Tegoroczna Nagroda Nobla z chemii jest zaskoczeniem - mówi profesor Lucjan Piela z Uniwersytetu Warszawskiego. Królewska Szwedzka Akademia Nauk przyznała nagrodę trzem amerykańskim naukowcom. Są to pochodzący z Austrii Martin Karplus z Uniwersytetu Harvarda, Brytyjczyk i Amerykanin Michael Levitt z Uniwersytetu Stanforda i pochodzący z Izraela Arieh Warshel z Uniwersytetu Południowej Kalifornii.

„Za stworzenie wieloskalowych modeli dla złożonych systemów chemicznych”, uzasadnił przyznanie nagrody Staffan Normark ze Szwedzkiej Akademii Nauk w Sztokholmie.

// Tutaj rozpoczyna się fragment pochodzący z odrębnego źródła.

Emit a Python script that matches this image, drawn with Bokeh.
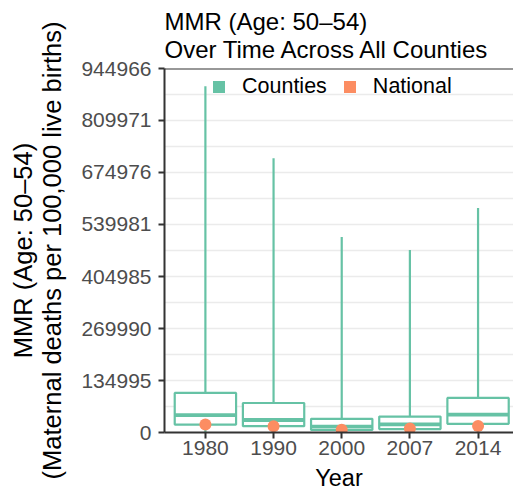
import numpy as np
from bokeh.plotting import figure
from bokeh.models import (Range1d, FixedTicker, Span, Legend, LegendItem,
                          ColumnDataSource)
from bokeh.embed import file_html
from bokeh.resources import INLINE

# ---- data ----
years = ["1980", "1990", "2000", "2007", "2014"]
county_min = [1500, 1200, 500, 800, 1600]
county_q1 = [20700, 16300, 6500, 9000, 22500]
county_median = [45300, 32400, 15500, 21000, 46600]
county_q3 = [102800, 76600, 35500, 41400, 89800]
county_max = [899200, 712000, 507400, 473800, 582500]
national = [20700, 16300, 7000, 10400, 17000]
y_ticks = [0, 134995, 269990, 404985, 539981, 674976, 809971, 944966]

GREEN = "#66C2A5"
ORANGE = "#FC8D62"
FONT = "Liberation Sans"

xpos = list(range(1, len(years) + 1))
half = 0.45
src = ColumnDataSource(dict(
    x=xpos,
    left=[v - half for v in xpos],
    right=[v + half for v in xpos],
    q1=county_q1, med=county_median, q3=county_q3,
    lo=county_min, hi=county_max, nat=national,
))

p = figure(width=513, height=493, output_backend="svg", toolbar_location=None,
           x_range=Range1d(0.4, 5.52), y_range=Range1d(y_ticks[0], y_ticks[-1]),
           min_border_left=164, min_border_right=0,
           min_border_top=68, min_border_bottom=60)
p.background_fill_color = "white"
p.border_fill_color = "white"
p.outline_line_color = None

# whiskers
p.segment(x0="x", y0="q3", x1="x", y1="hi", source=src, line_color=GREEN, line_width=2.2)
p.segment(x0="x", y0="lo", x1="x", y1="q1", source=src, line_color=GREEN, line_width=2.2)
# boxes
p.quad(left="left", right="right", bottom="q1", top="q3", source=src,
       fill_color="white", line_color=GREEN, line_width=2.2)
# medians
p.segment(x0="left", y0="med", x1="right", y1="med", source=src,
          line_color=GREEN, line_width=3.8)
# national points
p.scatter(x="x", y="nat", source=src, size=12, fill_color=ORANGE, line_color=None)

# legend proxies (draw nothing)
proxy = ColumnDataSource(dict(l=[np.nan], r=[np.nan], t=[np.nan], b=[np.nan]))
r_c = p.quad(left="l", right="r", top="t", bottom="b", source=proxy,
             fill_color=GREEN, line_color=None)
r_n = p.quad(left="l", right="r", top="t", bottom="b", source=proxy,
             fill_color=ORANGE, line_color=None)
legend = Legend(items=[LegendItem(label="Counties", renderers=[r_c]),
                       LegendItem(label="National", renderers=[r_n])],
                orientation="horizontal", location=(47, 333),
                background_fill_alpha=0, border_line_color=None,
                padding=0, margin=0, spacing=15, label_standoff=16,
                glyph_width=15, glyph_height=15,
                label_text_font=FONT, label_text_font_size="21.5px",
                label_text_color="black")
p.add_layout(legend)

# top border line
p.add_layout(Span(location=y_ticks[-1], dimension="width",
                  line_color="#333333", line_width=2))

# axes
p.xaxis.ticker = FixedTicker(ticks=xpos)
p.xaxis.major_label_overrides = {x: y for x, y in zip(xpos, years)}
mids = [(a + b) / 2 for a, b in zip(y_ticks[:-1], y_ticks[1:])]
p.yaxis.ticker = FixedTicker(ticks=y_ticks, minor_ticks=mids)
p.yaxis.major_label_overrides = {t: str(t) for t in y_ticks}

for ax in (p.xaxis[0], p.yaxis[0]):
    ax.axis_line_color = "#333333"
    ax.axis_line_width = 2
    ax.major_tick_line_color = "#333333"
    ax.major_tick_line_width = 2
    ax.major_tick_in = 0
    ax.major_tick_out = 6
    ax.minor_tick_line_color = None
    ax.major_label_text_font = FONT
    ax.major_label_text_font_size = "21px"
    ax.major_label_text_color = "#4D4D4D"
    ax.axis_label_text_font = FONT
    ax.axis_label_text_font_style = "normal"
    ax.axis_label_text_color = "black"

p.xaxis.major_label_standoff = 2
p.xaxis.axis_label = "Year"
p.xaxis.axis_label_text_font_size = "23.5px"
p.xaxis.axis_label_standoff = 7

p.yaxis.major_label_standoff = 7
p.yaxis.axis_label = "MMR (Age: 50\u201354)\n(Maternal deaths per 100,000 live births)"
p.yaxis.axis_label_text_font_size = "25.5px"
p.yaxis.axis_label_text_line_height = 1.05
p.yaxis.axis_label_standoff = 12

p.xgrid.grid_line_color = None
p.ygrid.grid_line_color = "#EBEBEB"
p.ygrid.grid_line_width = 1.3
p.ygrid.minor_grid_line_color = "#EBEBEB"
p.ygrid.minor_grid_line_width = 1.3

p.title.text = "MMR (Age: 50\u201354)\nOver Time Across All Counties"
p.title.text_font = FONT
p.title.text_font_size = "24px"
p.title.text_font_style = "normal"
p.title.text_color = "black"
p.title.text_line_height = 1.05
p.title.align = "left"
p.title.standoff = 11

open("out.html", "w").write(file_html(p, INLINE))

Profesor Lucjan Piela z Uniwersytetu Warszawskiego mówi, że nie spodziewał się takiego wyboru akademii. "To było zaskoczeniem, bo myślałbym może o innych wielkich osiągnięciach w dziedzinie chemii, ale niewątpliwie to także było wielkie osiągnięcie. Może zostało dostrzeżone ono na podobnej zasadzie jak stosunkowo niedawna nagroda dla Popla i Kohna. To ten sam styl. Tamta nagroda była za bardzo dokładne metody chemii kwantowej, a ta za dokładne teoretyczne metody biochemii" - mówi naukowiec.

Były to w dużej mierze nowatorskie badania teoretyczne, polegające na opracowywaniu modeli i wyliczeń. Pomogły one w stworzeniu nowych leków, w zmniejszaniu ilości szkodliwych składników spalin w katalizatorach samochodowych czy w zrozumieniu procesu fotosyntezy u roślin.

Profesor Lucjan Piela dodaje, że współczesna medycyna nie mogła by się bez tego obyć. "Dzięki temu poznaliśmy jak i dlaczego pracują molekularne maszyny w naszych organizmach, czyli białka, enzymy, a także DNA" - mówi profesor Lucjan Piela.

Nagrodę Nobla w dziedzinie chemii zdobyło do tej pory 165 osób, w tym cztery kobiety. Jedną z nich, w roku 1911 była Polka, Maria Skłodowska-Curie, którą nagrodzono za odkrycie pierwiastków radu i polonu. W 1935 roku Nagrodę Nobla otrzymała jej córka, Irene Joliot-Curie za badania nad radioaktywnością.